Pictures are not part of the copy. Give again exactly the lines from the one with "Reproduce this chart" to the one with "XAxis, YAxis, Legend", inclusive.

## START The records

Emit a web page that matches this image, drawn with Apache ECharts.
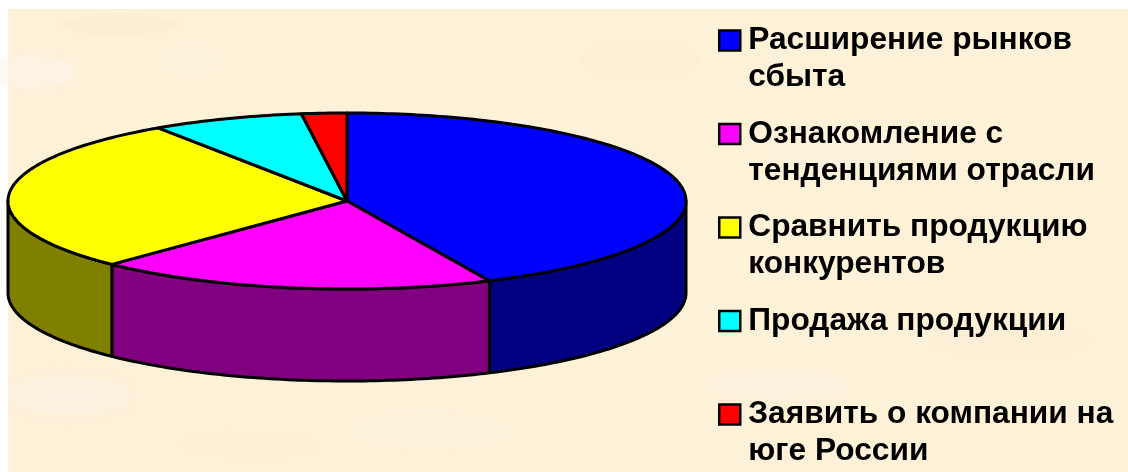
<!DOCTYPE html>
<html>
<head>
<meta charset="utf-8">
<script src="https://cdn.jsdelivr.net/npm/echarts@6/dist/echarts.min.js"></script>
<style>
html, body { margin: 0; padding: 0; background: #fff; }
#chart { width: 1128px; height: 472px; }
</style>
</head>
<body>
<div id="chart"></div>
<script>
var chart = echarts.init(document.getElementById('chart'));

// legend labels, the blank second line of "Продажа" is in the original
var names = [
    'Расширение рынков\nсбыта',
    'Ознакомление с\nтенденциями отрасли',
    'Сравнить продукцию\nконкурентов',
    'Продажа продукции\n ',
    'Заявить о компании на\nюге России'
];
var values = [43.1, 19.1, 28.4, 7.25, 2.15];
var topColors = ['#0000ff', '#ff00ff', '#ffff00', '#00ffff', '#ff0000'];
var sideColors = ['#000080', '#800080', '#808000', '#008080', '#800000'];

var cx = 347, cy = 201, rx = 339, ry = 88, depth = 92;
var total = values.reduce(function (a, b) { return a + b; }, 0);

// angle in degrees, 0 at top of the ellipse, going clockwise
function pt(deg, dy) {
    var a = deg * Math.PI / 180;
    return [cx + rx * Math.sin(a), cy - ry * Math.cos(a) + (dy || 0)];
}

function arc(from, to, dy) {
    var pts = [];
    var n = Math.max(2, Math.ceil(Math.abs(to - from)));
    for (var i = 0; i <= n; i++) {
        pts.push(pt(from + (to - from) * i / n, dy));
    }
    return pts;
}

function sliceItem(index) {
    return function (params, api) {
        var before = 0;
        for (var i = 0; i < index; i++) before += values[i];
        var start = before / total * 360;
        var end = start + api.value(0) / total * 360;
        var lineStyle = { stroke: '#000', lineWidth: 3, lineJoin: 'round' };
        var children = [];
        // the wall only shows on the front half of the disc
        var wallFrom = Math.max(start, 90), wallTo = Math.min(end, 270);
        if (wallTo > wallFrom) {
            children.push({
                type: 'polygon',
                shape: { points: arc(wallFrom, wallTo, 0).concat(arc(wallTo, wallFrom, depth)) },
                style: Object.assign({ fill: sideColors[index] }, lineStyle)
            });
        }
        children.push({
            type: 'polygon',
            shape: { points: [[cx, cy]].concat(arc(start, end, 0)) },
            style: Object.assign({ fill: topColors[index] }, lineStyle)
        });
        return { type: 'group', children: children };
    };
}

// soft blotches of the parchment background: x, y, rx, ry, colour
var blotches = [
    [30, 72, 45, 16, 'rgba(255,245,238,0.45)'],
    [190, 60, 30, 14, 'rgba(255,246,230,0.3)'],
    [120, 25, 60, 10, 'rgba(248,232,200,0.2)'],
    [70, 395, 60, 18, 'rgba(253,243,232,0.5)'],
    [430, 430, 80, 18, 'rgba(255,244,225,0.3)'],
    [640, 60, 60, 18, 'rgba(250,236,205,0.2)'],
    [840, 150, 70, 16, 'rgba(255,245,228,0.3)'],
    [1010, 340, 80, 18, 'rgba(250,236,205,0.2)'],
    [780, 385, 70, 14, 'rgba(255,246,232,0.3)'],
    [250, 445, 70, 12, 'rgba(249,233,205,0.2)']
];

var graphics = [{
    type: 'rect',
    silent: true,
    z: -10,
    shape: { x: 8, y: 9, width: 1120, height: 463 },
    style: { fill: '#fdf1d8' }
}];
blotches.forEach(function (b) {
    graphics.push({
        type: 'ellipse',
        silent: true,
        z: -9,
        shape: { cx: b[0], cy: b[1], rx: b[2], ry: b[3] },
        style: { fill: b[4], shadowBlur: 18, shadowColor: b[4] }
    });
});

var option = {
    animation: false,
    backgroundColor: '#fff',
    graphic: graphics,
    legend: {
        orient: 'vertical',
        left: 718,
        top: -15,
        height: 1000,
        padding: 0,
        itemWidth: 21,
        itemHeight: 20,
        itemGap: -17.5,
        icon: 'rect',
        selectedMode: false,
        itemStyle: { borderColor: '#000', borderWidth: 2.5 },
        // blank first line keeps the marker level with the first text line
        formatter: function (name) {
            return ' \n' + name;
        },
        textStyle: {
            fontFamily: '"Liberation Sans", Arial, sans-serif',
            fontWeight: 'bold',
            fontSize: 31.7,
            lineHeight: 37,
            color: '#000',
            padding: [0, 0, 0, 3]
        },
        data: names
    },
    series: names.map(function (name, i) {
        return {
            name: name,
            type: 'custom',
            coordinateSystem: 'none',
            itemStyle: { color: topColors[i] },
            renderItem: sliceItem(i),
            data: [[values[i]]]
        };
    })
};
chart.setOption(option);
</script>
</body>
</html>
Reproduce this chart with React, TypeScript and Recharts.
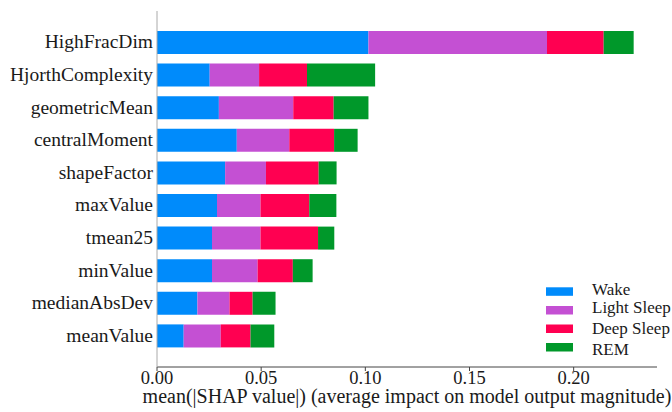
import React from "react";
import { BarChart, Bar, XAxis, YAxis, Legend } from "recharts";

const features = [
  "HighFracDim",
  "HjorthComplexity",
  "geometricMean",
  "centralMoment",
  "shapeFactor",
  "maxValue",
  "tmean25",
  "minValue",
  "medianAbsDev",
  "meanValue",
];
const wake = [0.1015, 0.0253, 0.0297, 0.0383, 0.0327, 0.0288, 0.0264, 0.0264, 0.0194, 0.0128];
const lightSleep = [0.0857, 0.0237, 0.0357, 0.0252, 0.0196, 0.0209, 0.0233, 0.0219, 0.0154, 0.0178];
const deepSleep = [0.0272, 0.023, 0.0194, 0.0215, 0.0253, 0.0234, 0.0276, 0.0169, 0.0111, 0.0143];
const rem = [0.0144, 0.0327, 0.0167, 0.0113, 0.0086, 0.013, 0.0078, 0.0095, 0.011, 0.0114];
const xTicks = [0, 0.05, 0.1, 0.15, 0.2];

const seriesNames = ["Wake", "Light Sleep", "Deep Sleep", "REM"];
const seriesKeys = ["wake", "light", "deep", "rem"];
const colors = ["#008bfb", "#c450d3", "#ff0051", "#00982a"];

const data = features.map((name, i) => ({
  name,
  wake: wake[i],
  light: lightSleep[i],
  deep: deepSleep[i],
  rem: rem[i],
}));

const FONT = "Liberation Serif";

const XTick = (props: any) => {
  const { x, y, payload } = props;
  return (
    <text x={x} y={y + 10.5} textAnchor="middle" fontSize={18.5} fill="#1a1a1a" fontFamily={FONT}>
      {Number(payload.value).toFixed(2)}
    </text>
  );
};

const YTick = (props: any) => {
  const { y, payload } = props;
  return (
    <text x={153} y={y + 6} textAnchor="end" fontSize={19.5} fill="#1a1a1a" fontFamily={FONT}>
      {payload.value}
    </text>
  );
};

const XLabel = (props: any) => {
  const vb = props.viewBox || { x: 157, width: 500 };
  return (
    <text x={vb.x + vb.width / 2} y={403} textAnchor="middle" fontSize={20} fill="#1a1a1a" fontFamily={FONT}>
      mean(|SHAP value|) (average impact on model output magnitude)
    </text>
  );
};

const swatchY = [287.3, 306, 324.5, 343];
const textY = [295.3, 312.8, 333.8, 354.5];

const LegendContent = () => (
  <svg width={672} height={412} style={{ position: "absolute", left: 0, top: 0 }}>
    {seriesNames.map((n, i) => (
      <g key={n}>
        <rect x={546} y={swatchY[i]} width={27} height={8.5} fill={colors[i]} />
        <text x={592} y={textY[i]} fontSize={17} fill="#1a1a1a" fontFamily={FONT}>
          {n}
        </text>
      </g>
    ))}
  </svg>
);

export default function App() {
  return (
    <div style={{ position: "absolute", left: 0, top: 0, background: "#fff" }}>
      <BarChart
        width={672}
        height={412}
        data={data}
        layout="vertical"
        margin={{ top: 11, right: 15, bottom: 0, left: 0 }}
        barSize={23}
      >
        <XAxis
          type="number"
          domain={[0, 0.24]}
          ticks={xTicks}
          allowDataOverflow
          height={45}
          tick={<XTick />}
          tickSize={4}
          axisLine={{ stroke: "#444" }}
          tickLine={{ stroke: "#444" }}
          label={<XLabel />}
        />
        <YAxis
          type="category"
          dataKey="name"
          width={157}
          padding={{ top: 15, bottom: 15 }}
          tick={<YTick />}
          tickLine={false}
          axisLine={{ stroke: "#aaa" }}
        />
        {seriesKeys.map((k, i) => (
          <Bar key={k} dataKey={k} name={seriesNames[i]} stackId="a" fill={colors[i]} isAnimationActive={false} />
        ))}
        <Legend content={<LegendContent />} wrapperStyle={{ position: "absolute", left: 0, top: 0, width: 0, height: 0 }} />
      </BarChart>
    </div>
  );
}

## END The records

# Reply to the task
Reproduce this chart with React, TypeScript and Recharts.
import React from "react";
import { BarChart, Bar, XAxis, YAxis, Legend } from "recharts";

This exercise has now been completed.